» **YOUR OBJECTIVE**
Your task is to copy every line of the entries that contains "with".

Records contained in a dataset:
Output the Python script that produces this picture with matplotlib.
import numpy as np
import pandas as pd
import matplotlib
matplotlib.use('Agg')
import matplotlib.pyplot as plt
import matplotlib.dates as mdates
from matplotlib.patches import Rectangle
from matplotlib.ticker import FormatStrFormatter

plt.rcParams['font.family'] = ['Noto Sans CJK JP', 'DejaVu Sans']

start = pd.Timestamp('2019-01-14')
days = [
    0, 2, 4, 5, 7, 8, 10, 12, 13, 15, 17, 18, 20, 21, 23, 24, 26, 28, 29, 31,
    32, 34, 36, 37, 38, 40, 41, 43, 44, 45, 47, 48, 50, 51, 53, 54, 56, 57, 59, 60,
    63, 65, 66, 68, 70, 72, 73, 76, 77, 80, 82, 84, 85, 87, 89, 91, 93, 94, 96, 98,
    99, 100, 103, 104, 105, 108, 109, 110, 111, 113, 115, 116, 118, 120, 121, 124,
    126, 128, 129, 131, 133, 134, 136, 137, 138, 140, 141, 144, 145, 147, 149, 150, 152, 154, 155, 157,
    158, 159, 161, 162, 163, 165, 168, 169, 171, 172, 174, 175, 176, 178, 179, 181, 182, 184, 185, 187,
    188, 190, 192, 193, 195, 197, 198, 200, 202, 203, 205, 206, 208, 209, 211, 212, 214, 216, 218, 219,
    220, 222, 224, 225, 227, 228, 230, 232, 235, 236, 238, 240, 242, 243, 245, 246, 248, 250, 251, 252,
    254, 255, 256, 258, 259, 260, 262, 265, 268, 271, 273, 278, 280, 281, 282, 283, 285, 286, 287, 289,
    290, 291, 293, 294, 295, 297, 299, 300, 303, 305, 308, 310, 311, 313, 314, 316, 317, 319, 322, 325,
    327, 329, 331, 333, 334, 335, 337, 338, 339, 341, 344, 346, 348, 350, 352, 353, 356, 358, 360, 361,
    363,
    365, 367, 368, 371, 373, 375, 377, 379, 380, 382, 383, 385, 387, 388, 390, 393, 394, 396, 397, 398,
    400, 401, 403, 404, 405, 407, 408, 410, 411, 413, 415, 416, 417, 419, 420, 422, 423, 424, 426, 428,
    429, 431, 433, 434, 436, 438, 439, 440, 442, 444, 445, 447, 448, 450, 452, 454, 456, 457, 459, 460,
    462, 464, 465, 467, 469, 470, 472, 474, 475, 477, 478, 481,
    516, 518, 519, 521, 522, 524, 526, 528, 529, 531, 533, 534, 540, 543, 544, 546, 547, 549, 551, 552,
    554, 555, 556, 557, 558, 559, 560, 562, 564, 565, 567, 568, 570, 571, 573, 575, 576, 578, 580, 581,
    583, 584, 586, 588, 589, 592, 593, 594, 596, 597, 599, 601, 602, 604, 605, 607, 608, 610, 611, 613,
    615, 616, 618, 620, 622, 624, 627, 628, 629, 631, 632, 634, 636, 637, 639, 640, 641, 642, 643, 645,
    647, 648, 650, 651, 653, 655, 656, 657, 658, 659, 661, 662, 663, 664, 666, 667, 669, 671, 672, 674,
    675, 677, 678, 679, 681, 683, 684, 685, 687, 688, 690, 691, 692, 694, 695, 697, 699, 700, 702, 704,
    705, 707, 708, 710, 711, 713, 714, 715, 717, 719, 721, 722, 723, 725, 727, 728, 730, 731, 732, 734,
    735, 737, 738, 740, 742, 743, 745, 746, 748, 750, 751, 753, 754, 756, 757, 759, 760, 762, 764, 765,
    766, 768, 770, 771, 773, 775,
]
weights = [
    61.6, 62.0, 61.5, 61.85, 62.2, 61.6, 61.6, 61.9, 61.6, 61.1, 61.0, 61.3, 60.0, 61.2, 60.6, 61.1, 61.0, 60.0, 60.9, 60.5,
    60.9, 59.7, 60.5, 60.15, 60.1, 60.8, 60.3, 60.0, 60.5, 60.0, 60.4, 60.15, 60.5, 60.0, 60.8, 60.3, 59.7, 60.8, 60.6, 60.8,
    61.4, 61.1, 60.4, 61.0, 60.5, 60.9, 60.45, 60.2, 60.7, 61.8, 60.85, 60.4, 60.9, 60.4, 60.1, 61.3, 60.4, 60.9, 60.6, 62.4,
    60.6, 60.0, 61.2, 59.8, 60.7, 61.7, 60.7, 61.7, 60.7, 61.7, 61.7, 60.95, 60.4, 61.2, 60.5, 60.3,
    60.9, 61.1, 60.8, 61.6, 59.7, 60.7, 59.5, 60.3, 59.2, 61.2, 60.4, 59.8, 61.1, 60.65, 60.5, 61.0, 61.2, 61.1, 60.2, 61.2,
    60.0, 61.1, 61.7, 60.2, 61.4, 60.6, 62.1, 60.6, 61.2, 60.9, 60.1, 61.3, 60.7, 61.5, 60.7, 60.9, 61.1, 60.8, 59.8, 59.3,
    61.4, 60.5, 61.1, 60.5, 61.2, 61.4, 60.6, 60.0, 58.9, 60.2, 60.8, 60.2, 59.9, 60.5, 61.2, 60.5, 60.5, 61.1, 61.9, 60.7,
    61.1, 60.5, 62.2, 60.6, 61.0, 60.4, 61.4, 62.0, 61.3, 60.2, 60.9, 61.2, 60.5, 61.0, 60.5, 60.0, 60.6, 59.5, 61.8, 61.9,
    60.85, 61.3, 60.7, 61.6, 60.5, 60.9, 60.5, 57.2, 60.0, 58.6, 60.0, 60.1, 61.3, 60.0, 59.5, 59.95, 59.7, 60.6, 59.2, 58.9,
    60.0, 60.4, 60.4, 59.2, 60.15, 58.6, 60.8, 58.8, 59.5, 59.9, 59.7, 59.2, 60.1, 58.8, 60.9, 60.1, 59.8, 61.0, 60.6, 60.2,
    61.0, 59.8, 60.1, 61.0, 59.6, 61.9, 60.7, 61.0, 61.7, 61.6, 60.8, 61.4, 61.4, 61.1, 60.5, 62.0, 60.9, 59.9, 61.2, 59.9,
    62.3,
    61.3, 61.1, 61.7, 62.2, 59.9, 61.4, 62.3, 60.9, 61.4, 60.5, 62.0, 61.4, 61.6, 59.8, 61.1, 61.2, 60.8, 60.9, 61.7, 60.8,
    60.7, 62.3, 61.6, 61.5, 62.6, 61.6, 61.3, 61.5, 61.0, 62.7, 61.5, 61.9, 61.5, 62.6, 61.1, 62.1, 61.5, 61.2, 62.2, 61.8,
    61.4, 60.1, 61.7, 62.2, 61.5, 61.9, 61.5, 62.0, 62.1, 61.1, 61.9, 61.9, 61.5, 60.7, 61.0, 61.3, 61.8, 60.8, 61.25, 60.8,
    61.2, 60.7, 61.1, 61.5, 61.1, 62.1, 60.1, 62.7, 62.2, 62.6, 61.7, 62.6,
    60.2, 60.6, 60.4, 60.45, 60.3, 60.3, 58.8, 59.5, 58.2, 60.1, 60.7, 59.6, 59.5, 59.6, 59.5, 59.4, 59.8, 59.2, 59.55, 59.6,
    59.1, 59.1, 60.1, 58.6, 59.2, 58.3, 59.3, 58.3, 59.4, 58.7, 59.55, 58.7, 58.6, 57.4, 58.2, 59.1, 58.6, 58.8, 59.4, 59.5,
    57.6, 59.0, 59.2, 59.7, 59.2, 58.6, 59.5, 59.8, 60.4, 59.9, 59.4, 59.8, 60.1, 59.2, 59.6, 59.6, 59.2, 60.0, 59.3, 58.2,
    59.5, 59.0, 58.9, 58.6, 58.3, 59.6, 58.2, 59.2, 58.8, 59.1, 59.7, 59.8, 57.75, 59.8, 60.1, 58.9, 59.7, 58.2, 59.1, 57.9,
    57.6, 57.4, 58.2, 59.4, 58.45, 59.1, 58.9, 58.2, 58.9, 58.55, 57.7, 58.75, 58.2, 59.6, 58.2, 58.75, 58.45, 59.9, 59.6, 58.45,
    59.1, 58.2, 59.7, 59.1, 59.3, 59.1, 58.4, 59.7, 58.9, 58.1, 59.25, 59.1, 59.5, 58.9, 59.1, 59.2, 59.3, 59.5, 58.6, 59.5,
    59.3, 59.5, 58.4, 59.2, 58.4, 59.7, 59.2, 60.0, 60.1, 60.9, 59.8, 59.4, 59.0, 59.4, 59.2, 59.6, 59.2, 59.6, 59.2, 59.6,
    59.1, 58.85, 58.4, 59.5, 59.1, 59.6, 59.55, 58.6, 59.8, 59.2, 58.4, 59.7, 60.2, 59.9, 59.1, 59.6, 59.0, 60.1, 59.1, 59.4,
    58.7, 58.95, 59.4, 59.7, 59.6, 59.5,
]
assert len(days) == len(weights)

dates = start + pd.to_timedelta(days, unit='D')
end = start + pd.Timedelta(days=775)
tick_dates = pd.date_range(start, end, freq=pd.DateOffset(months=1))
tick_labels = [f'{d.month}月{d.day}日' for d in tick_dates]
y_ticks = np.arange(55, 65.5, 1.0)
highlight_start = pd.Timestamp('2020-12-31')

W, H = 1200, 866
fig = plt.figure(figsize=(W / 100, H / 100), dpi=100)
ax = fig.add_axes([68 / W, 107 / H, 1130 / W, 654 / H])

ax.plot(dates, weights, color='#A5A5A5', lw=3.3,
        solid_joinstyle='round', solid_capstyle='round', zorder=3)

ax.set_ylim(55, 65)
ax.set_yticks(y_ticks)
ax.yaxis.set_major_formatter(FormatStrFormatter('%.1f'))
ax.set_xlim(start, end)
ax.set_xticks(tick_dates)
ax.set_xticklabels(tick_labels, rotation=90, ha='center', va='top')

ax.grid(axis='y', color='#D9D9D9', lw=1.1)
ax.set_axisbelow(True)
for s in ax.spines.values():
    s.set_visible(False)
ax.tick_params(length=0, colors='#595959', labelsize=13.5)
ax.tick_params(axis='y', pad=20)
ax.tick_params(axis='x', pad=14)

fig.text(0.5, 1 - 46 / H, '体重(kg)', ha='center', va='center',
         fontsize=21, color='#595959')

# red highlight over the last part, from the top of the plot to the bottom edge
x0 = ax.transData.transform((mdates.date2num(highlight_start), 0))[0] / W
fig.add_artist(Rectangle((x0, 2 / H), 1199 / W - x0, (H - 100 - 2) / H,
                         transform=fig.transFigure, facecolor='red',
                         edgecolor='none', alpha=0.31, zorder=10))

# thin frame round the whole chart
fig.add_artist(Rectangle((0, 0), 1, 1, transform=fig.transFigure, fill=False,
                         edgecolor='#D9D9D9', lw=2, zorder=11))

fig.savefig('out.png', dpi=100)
==
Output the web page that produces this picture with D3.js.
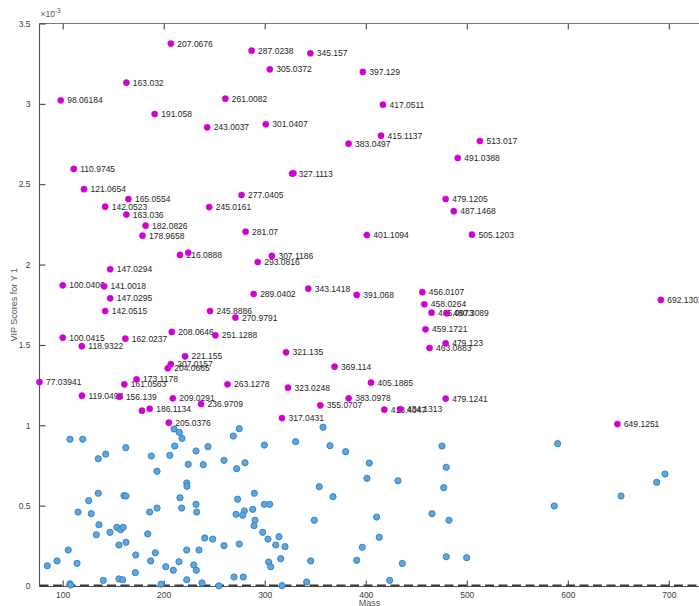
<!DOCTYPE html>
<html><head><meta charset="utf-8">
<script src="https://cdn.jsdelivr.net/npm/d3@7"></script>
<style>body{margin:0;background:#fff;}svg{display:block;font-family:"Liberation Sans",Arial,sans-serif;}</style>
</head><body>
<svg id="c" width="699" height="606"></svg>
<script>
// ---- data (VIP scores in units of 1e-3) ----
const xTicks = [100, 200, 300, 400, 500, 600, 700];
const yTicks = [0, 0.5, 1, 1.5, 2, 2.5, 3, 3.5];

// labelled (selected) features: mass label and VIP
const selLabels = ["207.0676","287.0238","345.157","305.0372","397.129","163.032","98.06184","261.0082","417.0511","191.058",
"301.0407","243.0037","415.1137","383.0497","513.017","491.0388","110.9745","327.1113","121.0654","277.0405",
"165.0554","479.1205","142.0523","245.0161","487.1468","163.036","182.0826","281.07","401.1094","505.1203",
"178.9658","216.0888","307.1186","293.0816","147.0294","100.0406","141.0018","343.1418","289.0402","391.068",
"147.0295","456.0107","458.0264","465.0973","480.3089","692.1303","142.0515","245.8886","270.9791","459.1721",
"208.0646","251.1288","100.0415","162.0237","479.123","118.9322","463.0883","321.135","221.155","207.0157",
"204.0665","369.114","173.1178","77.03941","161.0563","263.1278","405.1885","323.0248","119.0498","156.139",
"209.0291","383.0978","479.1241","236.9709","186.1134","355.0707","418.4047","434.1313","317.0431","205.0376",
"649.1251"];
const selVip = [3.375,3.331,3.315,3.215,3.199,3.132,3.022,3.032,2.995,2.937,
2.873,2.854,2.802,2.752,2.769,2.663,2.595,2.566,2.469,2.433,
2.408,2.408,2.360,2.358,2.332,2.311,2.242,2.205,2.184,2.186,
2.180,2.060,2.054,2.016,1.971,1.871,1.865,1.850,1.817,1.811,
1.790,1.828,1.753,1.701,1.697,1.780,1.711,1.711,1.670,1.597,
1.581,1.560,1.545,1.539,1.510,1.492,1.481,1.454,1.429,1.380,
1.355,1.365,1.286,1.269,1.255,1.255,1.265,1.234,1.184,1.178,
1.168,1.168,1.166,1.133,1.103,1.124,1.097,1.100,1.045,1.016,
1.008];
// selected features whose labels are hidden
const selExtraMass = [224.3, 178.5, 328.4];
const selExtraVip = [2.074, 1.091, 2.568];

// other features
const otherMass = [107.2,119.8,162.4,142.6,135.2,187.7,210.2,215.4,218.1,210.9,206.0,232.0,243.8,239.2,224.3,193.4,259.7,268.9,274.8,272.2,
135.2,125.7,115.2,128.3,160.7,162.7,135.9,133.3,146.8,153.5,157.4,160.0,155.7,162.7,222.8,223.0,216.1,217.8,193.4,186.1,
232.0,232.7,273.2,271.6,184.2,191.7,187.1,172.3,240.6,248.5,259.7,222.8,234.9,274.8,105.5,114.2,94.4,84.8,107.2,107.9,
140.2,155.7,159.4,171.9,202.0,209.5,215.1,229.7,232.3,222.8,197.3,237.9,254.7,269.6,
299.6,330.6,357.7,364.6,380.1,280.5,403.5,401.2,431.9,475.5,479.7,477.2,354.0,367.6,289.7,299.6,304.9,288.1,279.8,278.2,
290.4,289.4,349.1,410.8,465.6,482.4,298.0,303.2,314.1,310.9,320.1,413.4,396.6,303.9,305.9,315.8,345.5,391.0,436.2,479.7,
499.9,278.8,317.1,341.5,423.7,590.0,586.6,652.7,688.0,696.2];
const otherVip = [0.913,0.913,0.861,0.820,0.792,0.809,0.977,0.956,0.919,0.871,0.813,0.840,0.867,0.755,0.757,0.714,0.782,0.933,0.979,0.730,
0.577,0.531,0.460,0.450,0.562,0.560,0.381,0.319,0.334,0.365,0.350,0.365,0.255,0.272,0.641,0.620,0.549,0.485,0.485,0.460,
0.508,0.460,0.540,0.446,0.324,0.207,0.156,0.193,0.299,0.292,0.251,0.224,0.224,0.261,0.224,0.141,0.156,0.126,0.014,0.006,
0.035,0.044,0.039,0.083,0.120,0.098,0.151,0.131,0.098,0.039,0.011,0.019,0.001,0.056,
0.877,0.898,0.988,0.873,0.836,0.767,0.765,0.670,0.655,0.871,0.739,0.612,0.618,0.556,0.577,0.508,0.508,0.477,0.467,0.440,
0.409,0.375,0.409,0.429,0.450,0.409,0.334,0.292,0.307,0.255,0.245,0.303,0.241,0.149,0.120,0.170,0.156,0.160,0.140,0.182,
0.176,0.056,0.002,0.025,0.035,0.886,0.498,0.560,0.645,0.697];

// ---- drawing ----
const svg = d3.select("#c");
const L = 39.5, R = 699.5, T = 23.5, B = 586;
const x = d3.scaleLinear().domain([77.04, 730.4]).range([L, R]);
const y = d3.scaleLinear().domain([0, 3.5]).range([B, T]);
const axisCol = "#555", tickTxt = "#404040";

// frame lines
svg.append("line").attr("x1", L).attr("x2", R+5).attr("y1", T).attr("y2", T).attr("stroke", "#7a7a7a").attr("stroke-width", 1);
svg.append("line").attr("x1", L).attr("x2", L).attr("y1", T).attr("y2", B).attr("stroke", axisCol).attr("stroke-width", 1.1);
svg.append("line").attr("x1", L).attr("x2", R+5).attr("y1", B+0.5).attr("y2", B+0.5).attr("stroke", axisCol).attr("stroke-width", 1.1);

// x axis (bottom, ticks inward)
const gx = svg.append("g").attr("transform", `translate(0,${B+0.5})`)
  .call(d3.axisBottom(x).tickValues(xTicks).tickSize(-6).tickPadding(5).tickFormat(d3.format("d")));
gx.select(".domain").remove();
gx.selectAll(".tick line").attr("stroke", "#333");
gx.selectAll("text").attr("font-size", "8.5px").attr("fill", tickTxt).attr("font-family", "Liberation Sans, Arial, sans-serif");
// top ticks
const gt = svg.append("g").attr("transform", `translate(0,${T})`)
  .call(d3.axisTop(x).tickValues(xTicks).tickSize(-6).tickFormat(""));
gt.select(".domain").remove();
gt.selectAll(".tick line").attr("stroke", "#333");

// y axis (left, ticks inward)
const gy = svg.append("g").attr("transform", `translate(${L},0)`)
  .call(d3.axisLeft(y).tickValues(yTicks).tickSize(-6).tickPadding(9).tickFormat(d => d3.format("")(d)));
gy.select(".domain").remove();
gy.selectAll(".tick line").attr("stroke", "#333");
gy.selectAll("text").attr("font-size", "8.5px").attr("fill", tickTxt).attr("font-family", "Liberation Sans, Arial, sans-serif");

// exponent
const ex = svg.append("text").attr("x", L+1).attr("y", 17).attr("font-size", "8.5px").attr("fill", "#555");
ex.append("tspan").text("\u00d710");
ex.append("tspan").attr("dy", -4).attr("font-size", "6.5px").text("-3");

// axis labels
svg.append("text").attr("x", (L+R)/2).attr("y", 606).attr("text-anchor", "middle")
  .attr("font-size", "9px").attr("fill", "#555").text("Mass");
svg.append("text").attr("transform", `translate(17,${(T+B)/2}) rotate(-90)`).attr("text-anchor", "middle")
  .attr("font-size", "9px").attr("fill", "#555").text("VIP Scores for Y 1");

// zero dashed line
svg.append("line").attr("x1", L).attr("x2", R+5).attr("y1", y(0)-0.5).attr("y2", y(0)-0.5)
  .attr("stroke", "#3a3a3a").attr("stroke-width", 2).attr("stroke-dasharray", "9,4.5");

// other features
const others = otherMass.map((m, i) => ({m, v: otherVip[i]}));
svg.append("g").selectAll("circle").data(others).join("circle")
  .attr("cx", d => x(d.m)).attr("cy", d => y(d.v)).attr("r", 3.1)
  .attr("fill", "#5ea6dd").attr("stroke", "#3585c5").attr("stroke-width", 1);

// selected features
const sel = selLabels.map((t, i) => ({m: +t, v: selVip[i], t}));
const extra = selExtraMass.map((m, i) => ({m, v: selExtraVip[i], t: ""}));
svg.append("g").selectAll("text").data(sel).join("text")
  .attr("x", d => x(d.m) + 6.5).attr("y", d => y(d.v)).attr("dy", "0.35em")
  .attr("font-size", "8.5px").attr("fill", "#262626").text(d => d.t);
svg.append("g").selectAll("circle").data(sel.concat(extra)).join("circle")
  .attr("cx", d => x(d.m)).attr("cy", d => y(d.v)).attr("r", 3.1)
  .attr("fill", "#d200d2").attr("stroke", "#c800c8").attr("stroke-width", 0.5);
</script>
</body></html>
* * *
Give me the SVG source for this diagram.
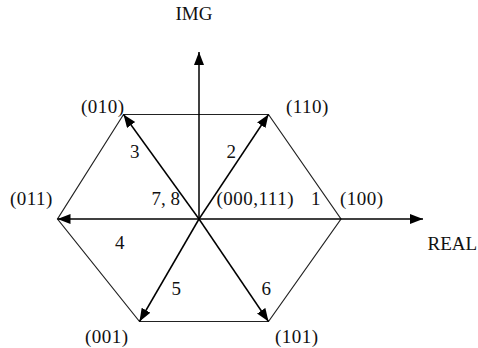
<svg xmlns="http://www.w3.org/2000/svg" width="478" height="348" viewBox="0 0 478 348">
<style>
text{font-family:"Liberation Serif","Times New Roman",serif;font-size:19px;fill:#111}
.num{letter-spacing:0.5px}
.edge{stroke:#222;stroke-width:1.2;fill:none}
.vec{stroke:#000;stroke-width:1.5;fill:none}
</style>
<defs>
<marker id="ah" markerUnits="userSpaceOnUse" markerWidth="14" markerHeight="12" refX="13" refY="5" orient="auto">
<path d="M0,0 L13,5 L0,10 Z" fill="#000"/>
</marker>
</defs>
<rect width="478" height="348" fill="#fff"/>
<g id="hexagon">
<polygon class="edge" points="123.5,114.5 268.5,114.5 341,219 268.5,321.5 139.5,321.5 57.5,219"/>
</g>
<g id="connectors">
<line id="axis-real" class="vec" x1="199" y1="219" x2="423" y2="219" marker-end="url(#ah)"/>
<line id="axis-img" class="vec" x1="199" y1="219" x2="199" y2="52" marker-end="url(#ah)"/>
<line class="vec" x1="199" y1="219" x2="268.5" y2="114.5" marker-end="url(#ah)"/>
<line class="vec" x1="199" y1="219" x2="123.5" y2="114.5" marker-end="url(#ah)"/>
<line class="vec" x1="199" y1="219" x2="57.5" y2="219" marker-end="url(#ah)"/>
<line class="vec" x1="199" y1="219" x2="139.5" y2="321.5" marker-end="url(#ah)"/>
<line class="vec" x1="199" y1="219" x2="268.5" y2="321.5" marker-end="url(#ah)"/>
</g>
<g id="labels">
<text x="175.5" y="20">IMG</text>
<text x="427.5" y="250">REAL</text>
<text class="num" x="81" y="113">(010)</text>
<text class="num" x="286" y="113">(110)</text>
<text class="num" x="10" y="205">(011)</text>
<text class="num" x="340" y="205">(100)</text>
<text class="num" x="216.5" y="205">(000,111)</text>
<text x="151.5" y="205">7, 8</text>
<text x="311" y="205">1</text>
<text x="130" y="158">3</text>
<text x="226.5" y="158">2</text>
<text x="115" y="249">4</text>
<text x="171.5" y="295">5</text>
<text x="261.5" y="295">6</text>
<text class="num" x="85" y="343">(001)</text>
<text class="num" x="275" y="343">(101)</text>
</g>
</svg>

» **THE RESPONSE**
Output the Python script that produces this picture with matplotlib.
Output the web page that produces this picture with D3.js.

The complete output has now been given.